Le pyjama

Madame Nati a l’immense bonté d’âme de venir chaque mercredi, faire le lavage et du ménage dans la ouache. Elle a des comportements bien maternels et n’hésite pas à me houspiller si je ne respecte pas ses consignes.

Aussi le mercredi matin, je fais scrupuleusement le tour de mes poches à la recherche du moindre papier-mouchoir. Sinon c’est l’engueulade assurée. Hier en faisant le tri, l’odeur m’est revenue comme sa réelle présence.

J’ai un pyjama de soie que je garde pour les grandes occasions. Il est très beau et détourne le regard de mes rondeurs peu gracieuses, met du flou autour des blessures que m’a infligées le temps.

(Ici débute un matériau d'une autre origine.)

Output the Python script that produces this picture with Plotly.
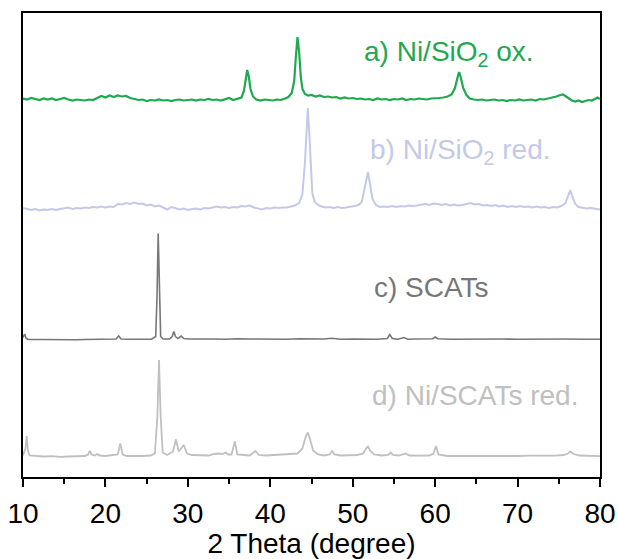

C’est mon habit de lumière pour affronter la charge de la passion, sans paraitre trop ridicule.

Bien sûr, je ne le porte jamais très longtemps, il est fait pour être enlevé dans la fièvre et rendre désirable mes excès de chair, cacher jusqu’au dernier moment l’indélicat, un emballage pour faire de l’acte de se joindre, un cadeau à la vie.

C’est une seconde peau, un peu plus sombre, un peu plus froide, pour que la chaleur de mon désir ne brule pas, n’éloigne pas celle que je tente de rapprocher. Cette seconde peau touchera la sienne, deviendra une caresse et un souvenir de la caresse, jusqu’à ce qu’on la laisse sur le plancher, pour enfin se joindre.

Alors, c’est son odeur que je retrouve dans ce bout de tissus à mettre au lavage. Ce fragrense si particulière, fait de ce qu’elle veut, son parfum, fait de ce qu’elle est, son corps et du désir qu’elle exprime. Impossible d’effacer cela volontairement, ce serait la trahir. Ce serait détruire ce qu’il reste de doux de nous, ce souvenir.

Alors, j’ai caché le pyjama derrière des livres de la bibliothèque, et je peux aller m’y plonger le nez quand je veux. Je sais, je suis poussière… et bientôt ce souvenir sentira aussi la poussière. Mais avant, laissez-moi sentir, pleurer un peu et être heureux.